As Bears fan, I knew you would be all over Marcus Cooper as the "Goat of the Week" after he did ... whatever he was doing to not get in the end zone at the end of the first half against the Steelers.  But couldn't you at least honorably mention the Bears' offensive line as an "Offensive Player of the Week"?  The Bears completed ONE pass for NINE yards to a wide receiver all day; there was no vertical threat. Despite that, Jordan Howard and Tarik Cohen rushed for 216 yards combined. Josh Sitton was out, and Hroniss Grasu left in the middle of the game. How about a shout-out to Kyle Long, Cody Whitehair and the boys?

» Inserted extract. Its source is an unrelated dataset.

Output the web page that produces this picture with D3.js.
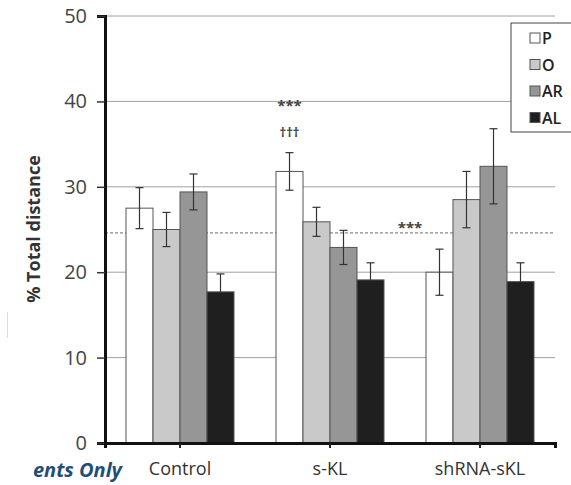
<!DOCTYPE html>
<meta charset="utf-8">
<head>
<style>
body { margin: 0; background: #fff; }
text { font-family: "Open Sans", sans-serif; }
</style>
<script src="https://cdnjs.cloudflare.com/ajax/libs/d3/7.8.5/d3.min.js"></script>
</head>
<body>
<div id="vis-container"></div>
<script>
// groups and series
var groups = ['Control', 's-KL', 'shRNA-sKL']
var series = ['P', 'O', 'AR', 'AL']
var colors = ['#ffffff', '#c9c9c9', '#969696', '#1f1f1f']

// means and error (sem) per group, order P, O, AR, AL
var means = [
  [27.5, 25.0, 29.4, 17.7],
  [31.8, 25.9, 22.9, 19.1],
  [20.0, 28.5, 32.4, 18.9]
]
var errs = [
  [2.4, 2.0, 2.1, 2.1],
  [2.2, 1.7, 2.0, 2.0],
  [2.7, 3.3, 4.4, 2.2]
]
var yTicks = [0, 10, 20, 30, 40, 50]
var refLine = 24.6

var width = 571, height = 485
var svg = d3.select('#vis-container').append('svg')
  .attr('width', width).attr('height', height)

var x0 = d3.scaleBand().domain(groups).range([105, 555])
  .paddingInner(0.28).paddingOuter(0.14)
var x1 = d3.scaleBand().domain(series).range([0, x0.bandwidth()])
var y = d3.scaleLinear().domain([0, 50]).range([443, 16])

// grid
svg.append('g').selectAll('line')
  .data(yTicks.slice(1))
  .enter().append('line')
  .attr('x1', 105).attr('x2', 555)
  .attr('y1', function(d) { return y(d) }).attr('y2', function(d) { return y(d) })
  .attr('stroke', '#a0a0a0').attr('stroke-width', 1)

svg.append('line')
  .attr('x1', 105).attr('x2', 555)
  .attr('y1', y(refLine)).attr('y2', y(refLine))
  .attr('stroke', '#8a8a8a').attr('stroke-width', 1.2)
  .attr('stroke-dasharray', '3,2')

// bars
var gGroups = svg.selectAll('.grp')
  .data(groups)
  .enter().append('g')
  .attr('transform', function(d) { return 'translate(' + x0(d) + ',0)' })

gGroups.each(function(g, gi) {
  var sel = d3.select(this)
  var rows = series.map(function(s, si) {
    return {s: s, si: si, v: means[gi][si], e: errs[gi][si]}
  })
  sel.selectAll('rect').data(rows).enter().append('rect')
    .attr('x', function(d) { return x1(d.s) })
    .attr('width', x1.bandwidth())
    .attr('y', function(d) { return y(d.v) })
    .attr('height', function(d) { return y(0) - y(d.v) })
    .attr('fill', function(d) { return colors[d.si] })
    .attr('stroke', '#555').attr('stroke-width', 1)

  var eb = sel.selectAll('.eb').data(rows).enter().append('g')
  eb.append('line')
    .attr('x1', function(d) { return x1(d.s) + x1.bandwidth() / 2 })
    .attr('x2', function(d) { return x1(d.s) + x1.bandwidth() / 2 })
    .attr('y1', function(d) { return y(d.v + d.e) })
    .attr('y2', function(d) { return y(d.si == 3 ? d.v : d.v - d.e) })
    .attr('stroke', '#333').attr('stroke-width', 1.2)
  eb.append('line')
    .attr('x1', function(d) { return x1(d.s) + x1.bandwidth() / 2 - 4 })
    .attr('x2', function(d) { return x1(d.s) + x1.bandwidth() / 2 + 4 })
    .attr('y1', function(d) { return y(d.v + d.e) })
    .attr('y2', function(d) { return y(d.v + d.e) })
    .attr('stroke', '#333').attr('stroke-width', 1.2)
  eb.filter(function(d) { return d.si != 3 }).append('line')
    .attr('x1', function(d) { return x1(d.s) + x1.bandwidth() / 2 - 4 })
    .attr('x2', function(d) { return x1(d.s) + x1.bandwidth() / 2 + 4 })
    .attr('y1', function(d) { return y(d.v - d.e) })
    .attr('y2', function(d) { return y(d.v - d.e) })
    .attr('stroke', '#333').attr('stroke-width', 1.2)
})

// significance marks
var sx = x0('s-KL') + x1('P') + x1.bandwidth() / 2
svg.append('text').attr('x', sx).attr('y', 111).attr('text-anchor', 'middle')
  .style('font-size', '15px').style('font-weight', 'bold').attr('fill', '#444').text('***')
svg.append('text').attr('x', sx).attr('y', 137).attr('text-anchor', 'middle')
  .style('font-size', '13px').style('font-weight', 'bold').attr('fill', '#444').text('†††')
svg.append('text').attr('x', x0('shRNA-sKL') + x1('P') - 16).attr('y', 233).attr('text-anchor', 'middle')
  .style('font-size', '15px').style('font-weight', 'bold').attr('fill', '#444').text('***')

// axes
var yAxis = svg.append('g').attr('transform', 'translate(105,0)')
  .call(d3.axisLeft(y).tickValues(yTicks).tickSize(8).tickPadding(10))
yAxis.select('.domain').attr('stroke', '#111').attr('stroke-width', 3)
yAxis.selectAll('.tick line').attr('stroke', '#333').attr('stroke-width', 1.5)
yAxis.selectAll('text').style('font-size', '20px').attr('fill', '#444')
  .style('font-family', '"Open Sans", sans-serif')

var xAxis = svg.append('g').attr('transform', 'translate(0,443)')
  .call(d3.axisBottom(x0).tickSize(5).tickSizeOuter(5).tickPadding(14))
xAxis.select('.domain').attr('stroke', '#111').attr('stroke-width', 3)
xAxis.selectAll('.tick line').attr('stroke', '#222').attr('stroke-width', 2)
xAxis.selectAll('text').style('font-size', '18px').attr('fill', '#333')
  .style('font-family', '"Open Sans", sans-serif')

svg.append('text')
  .attr('transform', 'translate(40,229) rotate(-90)')
  .attr('text-anchor', 'middle')
  .style('font-size', '18px').style('font-weight', 'bold').attr('fill', '#333')
  .text('% Total distance')

// legend
var lg = svg.append('g').attr('transform', 'translate(511,23)')
lg.append('rect').attr('width', 70).attr('height', 109)
  .attr('fill', '#fff').attr('stroke', '#444').attr('stroke-width', 1)
var li = lg.selectAll('.li').data(series).enter().append('g')
  .attr('transform', function(d, i) { return 'translate(19,' + (10 + i * 26.5) + ')' })
li.append('rect').attr('width', 10).attr('height', 10)
  .attr('fill', function(d, i) { return colors[i] })
  .attr('stroke', '#555').attr('stroke-width', 1)
li.append('text').attr('x', 12).attr('y', 11)
  .style('font-size', '16px').style('font-weight', '600').attr('fill', '#222')
  .text(function(d) { return d })

// watermark remnant
svg.append('text').attr('x', 122).attr('y', 477).attr('text-anchor', 'end')
  .style('font-size', '20px').style('font-weight', 'bold').style('font-style', 'italic')
  .attr('fill', '#1f4e79').text('ents Only')
svg.append('line').attr('x1', 7.5).attr('x2', 7.5).attr('y1', 312).attr('y2', 338)
  .attr('stroke', '#ddd').attr('stroke-width', 1)
</script>
</body>
</html>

—Mike A., Mount Prospect, Ill.

Great point. I was on with Waddle and Silvy on ESPN Radio on Tuesday afternoon and praised the Bears for that feat. I find it amazing. Thanks for bringing it to my attention.

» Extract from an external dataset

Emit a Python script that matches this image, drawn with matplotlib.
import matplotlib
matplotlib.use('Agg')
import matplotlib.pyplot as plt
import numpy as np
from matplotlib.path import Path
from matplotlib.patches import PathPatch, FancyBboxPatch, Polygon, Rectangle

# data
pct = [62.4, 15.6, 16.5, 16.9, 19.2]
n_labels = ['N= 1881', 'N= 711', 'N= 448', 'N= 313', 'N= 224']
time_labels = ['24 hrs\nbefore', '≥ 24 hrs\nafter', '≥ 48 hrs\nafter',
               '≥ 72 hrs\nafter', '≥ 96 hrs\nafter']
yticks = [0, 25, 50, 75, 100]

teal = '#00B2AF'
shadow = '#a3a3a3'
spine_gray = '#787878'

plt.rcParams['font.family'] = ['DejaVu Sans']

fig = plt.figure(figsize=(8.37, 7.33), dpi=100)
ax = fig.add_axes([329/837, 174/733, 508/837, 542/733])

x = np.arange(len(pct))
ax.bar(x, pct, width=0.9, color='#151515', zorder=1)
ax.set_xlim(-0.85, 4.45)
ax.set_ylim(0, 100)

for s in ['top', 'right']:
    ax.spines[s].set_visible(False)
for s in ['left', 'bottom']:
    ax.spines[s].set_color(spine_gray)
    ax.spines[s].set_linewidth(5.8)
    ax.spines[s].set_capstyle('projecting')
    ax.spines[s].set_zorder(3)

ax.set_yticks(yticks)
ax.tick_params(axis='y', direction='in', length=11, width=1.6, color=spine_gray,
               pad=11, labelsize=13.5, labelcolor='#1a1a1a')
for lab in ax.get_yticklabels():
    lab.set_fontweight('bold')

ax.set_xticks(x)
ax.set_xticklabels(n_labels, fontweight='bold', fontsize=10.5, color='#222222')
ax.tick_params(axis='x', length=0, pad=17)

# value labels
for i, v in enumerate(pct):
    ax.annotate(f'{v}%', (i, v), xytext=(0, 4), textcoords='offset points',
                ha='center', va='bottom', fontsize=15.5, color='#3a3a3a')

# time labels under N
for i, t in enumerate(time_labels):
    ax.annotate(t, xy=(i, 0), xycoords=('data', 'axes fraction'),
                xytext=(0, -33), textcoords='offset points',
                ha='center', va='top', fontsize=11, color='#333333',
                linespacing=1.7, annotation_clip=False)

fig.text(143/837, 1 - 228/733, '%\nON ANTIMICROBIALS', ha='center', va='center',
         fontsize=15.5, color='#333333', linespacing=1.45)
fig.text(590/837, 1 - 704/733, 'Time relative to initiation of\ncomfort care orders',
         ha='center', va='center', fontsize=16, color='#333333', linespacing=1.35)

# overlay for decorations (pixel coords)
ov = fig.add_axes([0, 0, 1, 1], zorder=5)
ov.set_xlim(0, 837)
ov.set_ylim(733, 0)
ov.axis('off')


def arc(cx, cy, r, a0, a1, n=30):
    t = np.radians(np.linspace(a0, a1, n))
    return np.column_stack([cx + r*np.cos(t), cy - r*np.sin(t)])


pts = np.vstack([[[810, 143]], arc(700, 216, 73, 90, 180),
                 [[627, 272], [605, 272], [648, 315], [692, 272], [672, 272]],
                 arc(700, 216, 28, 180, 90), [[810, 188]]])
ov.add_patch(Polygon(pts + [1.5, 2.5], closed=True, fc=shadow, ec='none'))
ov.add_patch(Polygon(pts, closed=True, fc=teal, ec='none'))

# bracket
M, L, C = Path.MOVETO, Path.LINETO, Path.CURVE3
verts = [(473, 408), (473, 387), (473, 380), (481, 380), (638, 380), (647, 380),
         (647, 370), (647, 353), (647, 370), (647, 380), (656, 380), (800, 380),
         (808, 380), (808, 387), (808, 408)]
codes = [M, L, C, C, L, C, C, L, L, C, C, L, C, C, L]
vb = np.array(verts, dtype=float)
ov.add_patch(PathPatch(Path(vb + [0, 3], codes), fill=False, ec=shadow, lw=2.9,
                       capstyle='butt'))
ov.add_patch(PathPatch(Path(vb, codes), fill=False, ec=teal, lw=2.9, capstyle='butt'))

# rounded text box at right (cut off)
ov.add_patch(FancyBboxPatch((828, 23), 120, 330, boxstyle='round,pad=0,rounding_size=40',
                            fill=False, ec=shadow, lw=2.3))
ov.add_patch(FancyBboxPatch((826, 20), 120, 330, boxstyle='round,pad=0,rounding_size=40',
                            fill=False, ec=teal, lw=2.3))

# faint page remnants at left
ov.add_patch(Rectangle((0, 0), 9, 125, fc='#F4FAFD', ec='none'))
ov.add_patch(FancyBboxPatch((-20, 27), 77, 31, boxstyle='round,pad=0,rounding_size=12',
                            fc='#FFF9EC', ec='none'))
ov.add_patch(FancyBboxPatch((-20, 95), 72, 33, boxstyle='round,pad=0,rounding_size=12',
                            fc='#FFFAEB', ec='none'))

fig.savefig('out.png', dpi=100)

BAY AREA ‘FOOTBALL IN AMERICA’ FEEDBACK

I lived in San Francisco for 15 years (a half-mile from Kezar Stadium in fact) and taught at a middle school that was a feeder for Mission High School. I moved last year due to the escalating cost of living in San Francisco. Anyway, I read with interest the piece on football in the Bay Area but came away frustrated by the story. It seems as though you tried to cram too much into one all-encompassing piece when I think all three of the main components could have been fleshed out more and the Raiders stuff was the least interesting of the bunch. There were so many follow up questions that needed to be asked:

• Jamal Dixon turned his life around in the four years of high school with football getting most of the credit for that, but how did football motivate him to change? Any other internal or external influences?

• Jamal was accepted to four colleges, on a football scholarship? Or just in general? What were his goals for the future?

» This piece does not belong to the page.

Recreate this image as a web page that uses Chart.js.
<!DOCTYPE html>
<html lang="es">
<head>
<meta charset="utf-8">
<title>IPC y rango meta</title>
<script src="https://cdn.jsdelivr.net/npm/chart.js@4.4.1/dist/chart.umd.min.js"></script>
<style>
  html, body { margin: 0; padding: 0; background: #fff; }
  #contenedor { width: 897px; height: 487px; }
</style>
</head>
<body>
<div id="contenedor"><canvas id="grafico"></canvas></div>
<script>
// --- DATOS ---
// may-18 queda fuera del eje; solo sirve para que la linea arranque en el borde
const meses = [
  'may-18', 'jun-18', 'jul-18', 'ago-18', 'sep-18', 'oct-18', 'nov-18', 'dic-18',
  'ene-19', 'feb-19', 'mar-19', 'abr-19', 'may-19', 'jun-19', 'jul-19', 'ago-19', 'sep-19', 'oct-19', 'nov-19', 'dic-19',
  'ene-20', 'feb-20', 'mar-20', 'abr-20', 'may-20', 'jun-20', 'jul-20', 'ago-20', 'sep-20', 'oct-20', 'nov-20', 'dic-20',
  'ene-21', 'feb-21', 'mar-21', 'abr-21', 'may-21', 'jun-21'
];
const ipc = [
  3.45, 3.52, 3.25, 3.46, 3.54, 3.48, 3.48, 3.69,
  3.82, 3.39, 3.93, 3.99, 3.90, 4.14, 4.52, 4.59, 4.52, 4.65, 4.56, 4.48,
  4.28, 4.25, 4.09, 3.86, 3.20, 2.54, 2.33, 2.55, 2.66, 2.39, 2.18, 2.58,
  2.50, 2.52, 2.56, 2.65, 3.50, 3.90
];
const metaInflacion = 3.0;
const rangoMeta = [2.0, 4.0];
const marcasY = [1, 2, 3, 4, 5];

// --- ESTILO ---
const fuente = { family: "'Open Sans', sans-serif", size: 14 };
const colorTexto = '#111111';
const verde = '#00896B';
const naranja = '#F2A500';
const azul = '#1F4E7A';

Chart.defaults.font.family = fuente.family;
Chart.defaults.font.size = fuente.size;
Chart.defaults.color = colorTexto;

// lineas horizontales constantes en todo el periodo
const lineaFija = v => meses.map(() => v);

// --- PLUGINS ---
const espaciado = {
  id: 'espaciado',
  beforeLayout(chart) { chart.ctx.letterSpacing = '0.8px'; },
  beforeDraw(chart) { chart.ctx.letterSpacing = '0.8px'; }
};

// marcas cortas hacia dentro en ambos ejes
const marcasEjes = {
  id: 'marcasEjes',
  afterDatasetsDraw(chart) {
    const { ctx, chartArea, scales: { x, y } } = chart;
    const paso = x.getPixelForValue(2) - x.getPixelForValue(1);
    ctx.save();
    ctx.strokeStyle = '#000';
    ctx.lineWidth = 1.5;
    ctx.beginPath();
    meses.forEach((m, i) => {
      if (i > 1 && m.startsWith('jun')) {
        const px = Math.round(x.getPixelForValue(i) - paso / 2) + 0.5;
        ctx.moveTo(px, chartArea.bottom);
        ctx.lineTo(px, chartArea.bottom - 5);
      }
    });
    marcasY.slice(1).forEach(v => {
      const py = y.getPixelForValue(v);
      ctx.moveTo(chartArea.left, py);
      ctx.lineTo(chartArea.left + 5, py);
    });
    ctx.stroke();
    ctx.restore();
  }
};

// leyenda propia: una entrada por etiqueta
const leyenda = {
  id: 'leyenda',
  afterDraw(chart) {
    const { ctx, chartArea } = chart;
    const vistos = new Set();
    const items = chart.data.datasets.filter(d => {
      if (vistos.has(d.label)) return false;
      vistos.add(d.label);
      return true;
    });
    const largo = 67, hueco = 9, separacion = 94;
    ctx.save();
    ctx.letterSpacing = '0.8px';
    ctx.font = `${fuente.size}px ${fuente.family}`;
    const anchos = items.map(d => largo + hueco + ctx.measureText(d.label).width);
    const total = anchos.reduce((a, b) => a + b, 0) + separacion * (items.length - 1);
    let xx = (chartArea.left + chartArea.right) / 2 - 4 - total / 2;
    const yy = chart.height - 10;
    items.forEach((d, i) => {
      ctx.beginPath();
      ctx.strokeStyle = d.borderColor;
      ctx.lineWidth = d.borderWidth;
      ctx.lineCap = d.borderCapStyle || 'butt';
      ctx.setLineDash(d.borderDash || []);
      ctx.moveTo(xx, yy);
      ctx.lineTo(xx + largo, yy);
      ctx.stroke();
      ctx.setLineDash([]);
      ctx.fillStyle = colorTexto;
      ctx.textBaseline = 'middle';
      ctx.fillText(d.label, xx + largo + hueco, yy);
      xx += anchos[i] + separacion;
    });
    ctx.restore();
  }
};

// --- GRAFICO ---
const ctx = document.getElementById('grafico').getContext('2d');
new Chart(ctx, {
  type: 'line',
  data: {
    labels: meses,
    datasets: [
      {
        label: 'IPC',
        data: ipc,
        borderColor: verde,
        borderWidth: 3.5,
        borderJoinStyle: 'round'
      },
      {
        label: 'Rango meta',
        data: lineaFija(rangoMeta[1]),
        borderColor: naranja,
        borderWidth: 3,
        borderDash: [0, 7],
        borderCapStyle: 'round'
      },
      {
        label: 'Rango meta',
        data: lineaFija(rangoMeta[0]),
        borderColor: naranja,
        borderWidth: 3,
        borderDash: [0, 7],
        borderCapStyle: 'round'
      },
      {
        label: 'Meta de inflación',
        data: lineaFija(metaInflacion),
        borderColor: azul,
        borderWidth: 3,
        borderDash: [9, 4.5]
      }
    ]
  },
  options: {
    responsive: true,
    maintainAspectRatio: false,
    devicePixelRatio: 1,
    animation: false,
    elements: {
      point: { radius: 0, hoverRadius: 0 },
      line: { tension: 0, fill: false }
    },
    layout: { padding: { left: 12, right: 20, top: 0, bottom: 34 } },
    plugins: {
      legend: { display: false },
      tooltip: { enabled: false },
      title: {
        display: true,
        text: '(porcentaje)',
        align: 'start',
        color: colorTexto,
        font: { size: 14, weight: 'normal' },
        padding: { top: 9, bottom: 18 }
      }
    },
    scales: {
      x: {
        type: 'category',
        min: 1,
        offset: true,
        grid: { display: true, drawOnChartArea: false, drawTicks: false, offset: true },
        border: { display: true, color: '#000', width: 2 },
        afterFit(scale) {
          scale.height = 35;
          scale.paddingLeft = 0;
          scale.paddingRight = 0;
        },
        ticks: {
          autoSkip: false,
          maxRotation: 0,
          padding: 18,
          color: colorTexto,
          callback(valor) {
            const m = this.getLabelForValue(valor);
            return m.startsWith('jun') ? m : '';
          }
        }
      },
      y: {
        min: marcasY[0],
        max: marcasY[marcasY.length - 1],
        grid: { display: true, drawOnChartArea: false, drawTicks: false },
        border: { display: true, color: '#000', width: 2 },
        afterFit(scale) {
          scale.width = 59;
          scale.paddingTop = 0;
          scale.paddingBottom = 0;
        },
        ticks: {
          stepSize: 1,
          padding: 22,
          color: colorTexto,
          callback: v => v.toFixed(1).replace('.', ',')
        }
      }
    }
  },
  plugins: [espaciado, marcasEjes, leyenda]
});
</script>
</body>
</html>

• Mission H.S. is less than 7 miles from the old Candlestick Stadium, but now over 40 miles away from Levi Stadium—did that impact the kids at all? The football program? Do any of them care?

• Flag football has taken over one of the Oakland fields but you didn't talk to a single flag football parent. What made them sign up for flag football?

—Ken, White Bear Lake, Minn.

Good questions, Ken. When we started this series, we thought: Let’s go to eight communities and take snapshots of every level of football in each community. I agree: The Mission High section could have been a 4,000-word story, or 10,000. But I didn’t spend two days there; I spent four hours, much of it watching football. In an attempt to get bites of four football scenes, we’re not going to dive deep into any one story. We may in the future.